Have you ever read a book with such good writing that you considered quitting writing yourself, because you’ll never be able to write like that? I’m talking about writing that is light and immediate without being simple. Writing that encourages you to turn the pages to see what happens next, only to turn back again to reconsider the words you just read.
Imagine that you read that book. You felt those feelings. Then you found out the book was written by a teenager. What would you think?
“Good for him,” a friend of mine said (of another teen in a similar situation). The LA Times said that this particular author “writes as if he didn’t just read classic books. His prose is so elegantly witty, it’s as if he absorbed them and is writing by osmosis.”

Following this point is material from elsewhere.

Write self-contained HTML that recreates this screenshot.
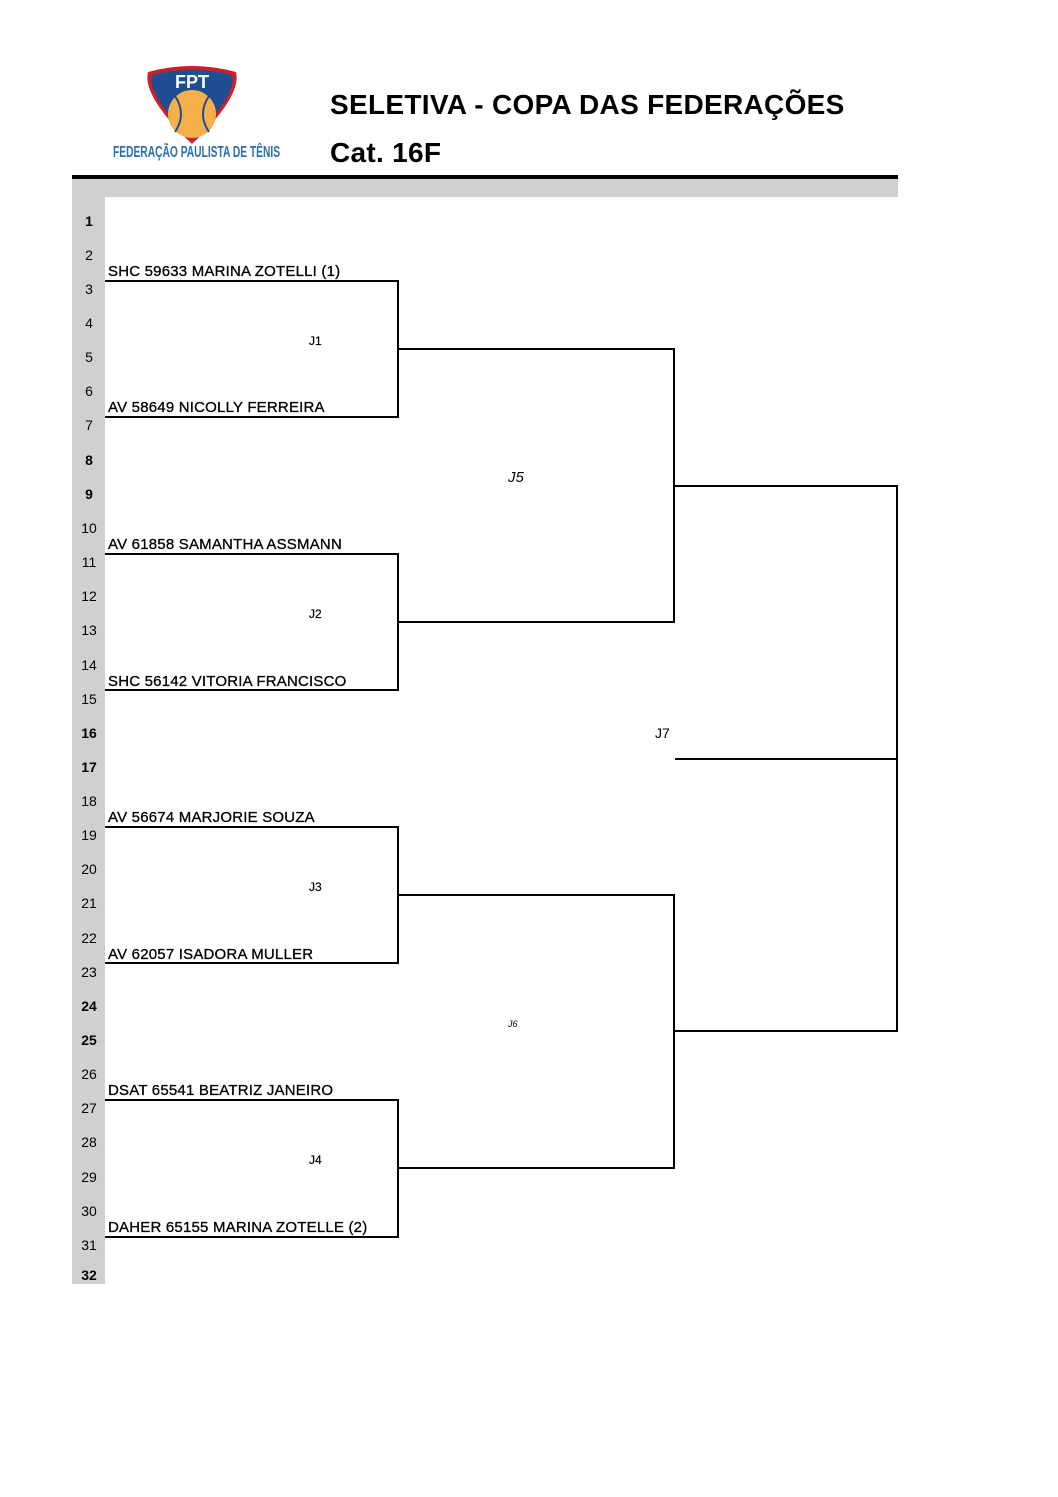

As for me, I’m genuinely happy for Stefan Bachmann, teen-in-point and author of The Peculiar. What reader isn’t happy to find a new favorite writer? I’m also prickling under my skin a little with healthy proportions of envy, rivalry, determination and desperation. Even if I never manage to write quite like Bachmann, I’ll write well enough to earn my own accolades from the LA Times. Or from somewhere. I hope.
Which leads me to my writing New Year’s Resolutions, which are simple: Write more. Finish more. Submit more.
So far this year, I’ve written a fair amount. I finished two short writing projects. And I’ll be submitting them once they’ve stewed a bit and passed the taste test.
Great books like The Peculiar keep me motivated. It’s going to be a good year.